What makes hope in Christ unique is that it not only looks forward in this life, but into the next as well. The horizon of our hope in Christ blazes past death and extends infinitely into eternity, because our life in Christ is eternal.

And this forward-looking hope in Christ is immensely practical: it influences when (or if) I set my alarm in the morning, how I order my day, how to react to irritable co-workers, what to say when a friend becomes gravely ill, what to eat for dinner, and how to go to sleep in peace.

If our hope is sure for the future because of the past, then we live now from the assurance of the past work of God in Christ in our walk towards our future reward in Christ. That past-future-present connection works no matter the angle in which you approach the gospel. Consider the concept of Christ's victory over Satan and all evil, for example. Because Christ “won” in life, death, and resurrection, we have assurance that we will “win” in the future over Satan and death.
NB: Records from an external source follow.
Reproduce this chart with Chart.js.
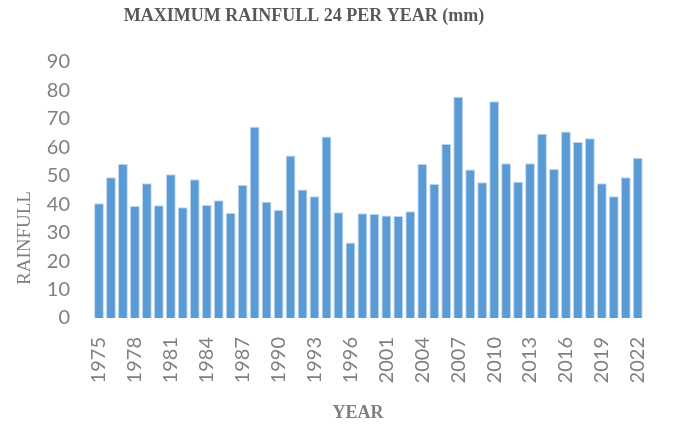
<!DOCTYPE html>
<html>
<head>
<meta charset="utf-8">
<title>Maximum Rainfall 24 per Year</title>
<script src="https://cdn.jsdelivr.net/npm/chart.js@4/dist/chart.umd.min.js"></script>
<style>
  html, body { margin: 0; padding: 0; background: #ffffff; }
  #wrap { position: relative; width: 673px; height: 426px; }
</style>
</head>
<body>
<div id="wrap"><canvas id="chart" width="673" height="426"></canvas></div>
<script>
// Yearly maximum 24-hour rainfall (mm)
const years = [
  1975, 1976, 1977, 1978, 1979, 1980, 1981, 1982, 1983, 1984, 1985,
  1986, 1987, 1988, 1989, 1990, 1991, 1992, 1993, 1994, 1995, 1996,
  1997, 1998,
  2001, 2002, 2003, 2004, 2005, 2006, 2007, 2008, 2009, 2010, 2011,
  2012, 2013, 2014, 2015, 2016, 2017, 2018, 2019, 2020, 2021, 2022
];
const rainfall = [
  40.3, 49.5, 54.1, 39.4, 47.4, 39.6, 50.5, 38.9, 48.8, 39.7, 41.4,
  36.9, 46.8, 67.2, 40.9, 38.0, 57.1, 45.2, 42.8, 63.8, 37.2, 26.5,
  36.8, 36.6,
  36.0, 35.9, 37.5, 54.1, 47.1, 61.2, 77.8, 52.2, 47.7, 76.2, 54.4,
  47.9, 54.4, 64.8, 52.4, 65.6, 61.9, 63.2, 47.4, 42.8, 49.5, 56.3
];
const yTicks = [0, 10, 20, 30, 40, 50, 60, 70, 80, 90];
const chartTitle = 'MAXIMUM RAINFULL 24 PER YEAR (mm)';
const xTitle = 'YEAR';
const yTitle = 'RAINFULL';

// Draws the chart heading and both axis captions as canvas text
const captions = {
  id: 'captions',
  afterDraw(chart) {
    const ctx = chart.ctx;
    ctx.save();
    ctx.textAlign = 'center';
    ctx.textBaseline = 'middle';

    ctx.fillStyle = '#595959';
    ctx.font = 'bold 18px "Liberation Serif", "Times New Roman", serif';
    ctx.fillText(chartTitle, 304, 16);

    ctx.fillStyle = '#7f7f7f';
    ctx.font = 'bold 18px "Liberation Serif", "Times New Roman", serif';
    ctx.fillText(xTitle, 358, 413);

    ctx.translate(25, 238);
    ctx.rotate(-Math.PI / 2);
    ctx.font = '19px "Liberation Serif", "Times New Roman", serif';
    ctx.fillText(yTitle, 0, 0);
    ctx.restore();
  }
};

new Chart(document.getElementById('chart'), {
  type: 'bar',
  data: {
    labels: years.map(String),
    datasets: [{
      data: rainfall,
      backgroundColor: '#5b9bd5',
      borderColor: 'rgba(180, 210, 238, 0.9)',
      borderWidth: 1,
      barPercentage: 0.82,
      categoryPercentage: 1.0
    }]
  },
  options: {
    responsive: false,
    animation: false,
    devicePixelRatio: 1,
    layout: { padding: { left: 0, right: 20, top: 62, bottom: 0 } },
    plugins: {
      legend: { display: false },
      title: { display: false },
      tooltip: { enabled: false }
    },
    scales: {
      x: {
        grid: { display: false },
        border: { display: false },
        afterFit(scale) { scale.height = 108; },
        ticks: {
          autoSkip: false,
          minRotation: 90,
          maxRotation: 90,
          padding: 11,
          color: '#808080',
          font: { family: 'Lato, "Open Sans", sans-serif', size: 20 },
          callback(value, index) {
            return index % 3 === 0 ? this.getLabelForValue(value) : '';
          }
        }
      },
      y: {
        min: yTicks[0],
        max: yTicks[yTicks.length - 1],
        grid: { display: false },
        border: { display: false },
        afterFit(scale) { scale.width = 93; },
        afterBuildTicks(scale) { scale.ticks = yTicks.map(v => ({ value: v })); },
        ticks: {
          padding: 15,
          color: '#808080',
          font: { family: 'Lato, "Open Sans", sans-serif', size: 20 }
        }
      }
    }
  },
  plugins: [captions]
});
</script>
</body>
</html>
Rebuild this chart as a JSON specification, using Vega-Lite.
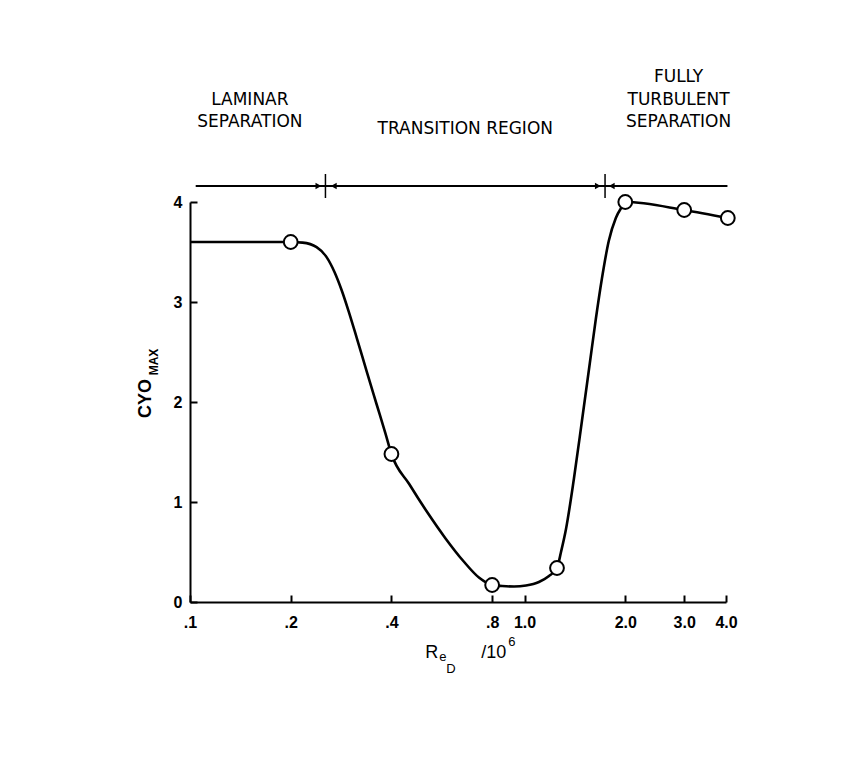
{
  "$schema": "https://vega.github.io/schema/vega-lite/v6.json",
  "width": 536,
  "height": 400,
  "autosize": {"type": "none"},
  "padding": {"left": 190, "top": 202, "right": 142, "bottom": 157},
  "background": "white",
  "config": {"view": {"stroke": null}, "font": "Liberation Sans"},
  "datasets": {
    "curve": [
      {"x": 0.1, "y": 3.6}, {"x": 0.2, "y": 3.6}, {"x": 0.217, "y": 3.594}, {"x": 0.239, "y": 3.549},
      {"x": 0.256, "y": 3.449}, {"x": 0.2705, "y": 3.298}, {"x": 0.284, "y": 3.118}, {"x": 0.298, "y": 2.907},
      {"x": 0.315, "y": 2.642}, {"x": 0.337, "y": 2.311}, {"x": 0.361, "y": 1.98}, {"x": 0.384, "y": 1.684},
      {"x": 0.4, "y": 1.48}, {"x": 0.4525, "y": 1.177}, {"x": 0.512, "y": 0.897}, {"x": 0.579, "y": 0.641},
      {"x": 0.656, "y": 0.41}, {"x": 0.732, "y": 0.242}, {"x": 0.8, "y": 0.17}, {"x": 0.857, "y": 0.16},
      {"x": 0.93, "y": 0.155}, {"x": 1.01, "y": 0.165}, {"x": 1.104, "y": 0.2}, {"x": 1.183, "y": 0.26},
      {"x": 1.25, "y": 0.34}, {"x": 1.285, "y": 0.5}, {"x": 1.33, "y": 0.73}, {"x": 1.404, "y": 1.23},
      {"x": 1.484, "y": 1.81}, {"x": 1.567, "y": 2.39}, {"x": 1.633, "y": 2.83}, {"x": 1.702, "y": 3.23},
      {"x": 1.785, "y": 3.61}, {"x": 1.874, "y": 3.84}, {"x": 1.952, "y": 3.95}, {"x": 2.0, "y": 4.0},
      {"x": 3.0, "y": 3.92}, {"x": 4.05, "y": 3.84}
    ],
    "pts": [
      {"x": 0.2, "y": 3.6}, {"x": 0.4, "y": 1.48}, {"x": 0.8, "y": 0.17}, {"x": 1.25, "y": 0.34},
      {"x": 2.0, "y": 4.0}, {"x": 3.0, "y": 3.92}, {"x": 4.05, "y": 3.84}
    ],
    "arrow": [{"x": 0.104, "x2": 4.04, "y": 4.16}],
    "divs": [{"x": 0.254, "y": 4.04, "y2": 4.28}, {"x": 1.74, "y": 4.04, "y2": 4.28}],
    "heads": [
      {"x": 0.242, "y": 4.16, "dir": "right"}, {"x": 0.269, "y": 4.16, "dir": "left"},
      {"x": 1.656, "y": 4.16, "dir": "right"}, {"x": 1.822, "y": 4.16, "dir": "left"}
    ],
    "notes": [
      {"label": "LAMINAR", "x": 0.151, "y": 5.02},
      {"label": "SEPARATION", "x": 0.151, "y": 4.8},
      {"label": "TRANSITION REGION", "x": 0.665, "y": 4.73},
      {"label": "FULLY", "x": 2.886, "y": 5.25},
      {"label": "TURBULENT", "x": 2.886, "y": 5.02},
      {"label": "SEPARATION", "x": 2.886, "y": 4.8}
    ],
    "ybig": [{"label": "CYO", "x": 0.0739, "y": 2.035}],
    "ysmall": [{"label": "MAX", "x": 0.0781, "y": 2.4}],
    "xbig": [{"label": "R", "x": 0.505, "y": -0.511}, {"label": "/10", "x": 0.742, "y": -0.511}],
    "xsmall": [{"label": "e", "x": 0.556, "y": -0.551}, {"label": "D", "x": 0.583, "y": -0.672}, {"label": "6", "x": 0.893, "y": -0.401}]
  },
  "encoding": {
    "x": {
      "field": "x", "type": "quantitative",
      "scale": {"type": "log", "domain": [0.1, 4], "nice": false},
      "axis": {
        "values": [0.1, 0.2, 0.4, 0.8, 1, 2, 3, 4],
        "labelExpr": "datum.value < 1 ? replace(format(datum.value, '.1f'), '0.', '.') : format(datum.value, '.1f')",
        "title": null, "grid": false, "tickSize": -7, "labelPadding": 19,
        "domainColor": "black", "domainWidth": 2, "tickColor": "black", "tickWidth": 2,
        "labelFont": "Liberation Sans", "labelFontSize": 16, "labelFontWeight": "bold",
        "labelColor": "black", "labelFlush": false, "labelOverlap": false
      }
    },
    "y": {
      "field": "y", "type": "quantitative",
      "scale": {"domain": [0, 4], "nice": false, "zero": false},
      "axis": {
        "values": [0, 1, 2, 3, 4], "format": "d",
        "title": null, "grid": false, "tickSize": -7, "labelPadding": 15,
        "domainColor": "black", "domainWidth": 2, "tickColor": "black", "tickWidth": 2,
        "labelFont": "Liberation Sans", "labelFontSize": 16, "labelFontWeight": "bold",
        "labelColor": "black", "labelOverlap": false
      }
    }
  },
  "layer": [
    {
      "data": {"name": "curve"},
      "mark": {"type": "line", "interpolate": "monotone", "color": "black", "strokeWidth": 2.6}
    },
    {
      "data": {"name": "pts"},
      "mark": {"type": "point", "shape": "circle", "filled": true, "fill": "white", "stroke": "black", "strokeWidth": 2, "size": 190, "opacity": 1}
    },
    {
      "data": {"name": "arrow"},
      "mark": {"type": "rule", "color": "black", "strokeWidth": 1.8},
      "encoding": {"x2": {"field": "x2"}}
    },
    {
      "data": {"name": "divs"},
      "mark": {"type": "rule", "color": "black", "strokeWidth": 1.5},
      "encoding": {"y2": {"field": "y2"}}
    },
    {
      "data": {"name": "heads"},
      "mark": {"type": "point", "filled": true, "color": "black", "size": 45, "opacity": 1},
      "encoding": {
        "shape": {"field": "dir", "type": "nominal", "scale": {"domain": ["right", "left"], "range": ["triangle-right", "triangle-left"]}, "legend": null}
      }
    },
    {
      "data": {"name": "notes"},
      "mark": {"type": "text", "font": "DejaVu Sans", "fontSize": 17, "color": "black", "align": "center", "baseline": "middle"},
      "encoding": {"text": {"field": "label"}}
    },
    {
      "data": {"name": "ybig"},
      "mark": {"type": "text", "font": "Liberation Sans", "fontSize": 18, "fontWeight": "bold", "color": "black", "align": "center", "baseline": "middle", "angle": 270},
      "encoding": {"text": {"field": "label"}}
    },
    {
      "data": {"name": "ysmall"},
      "mark": {"type": "text", "font": "Liberation Sans", "fontSize": 12, "fontWeight": "bold", "color": "black", "align": "center", "baseline": "middle", "angle": 270},
      "encoding": {"text": {"field": "label"}}
    },
    {
      "data": {"name": "xbig"},
      "mark": {"type": "text", "font": "Liberation Sans", "fontSize": 18, "color": "black", "align": "left", "baseline": "middle"},
      "encoding": {"text": {"field": "label"}}
    },
    {
      "data": {"name": "xsmall"},
      "mark": {"type": "text", "font": "Liberation Sans", "fontSize": 13, "color": "black", "align": "left", "baseline": "middle"},
      "encoding": {"text": {"field": "label"}}
    }
  ]
}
In that assurance we live now. So, we might say, we live “from" victory, not “for" victory. This is not simply because an eternal “win” is promised for us in the future, but because that eternal “win” has already been assured for us in the past. And in hope we experience the substance of that future win now.

This “from" victory not “for" victory kind of mentality changes our entire present-day experience of life. We are released from the stress of trying to “win” every day in life. We are delivered from the pressure to ensure our future for ourselves and our children. We are no longer enslaved to the fear of death.

We rise every day to face the turmoil of the day knowing that one day we will rise from the dead. In manifest surrender to the sovereign rule of God, we embrace sleep as a kind of doctrine of an abundant life. The past, present, and future life of Jesus gives us hope, even against all hope. And that changes everything.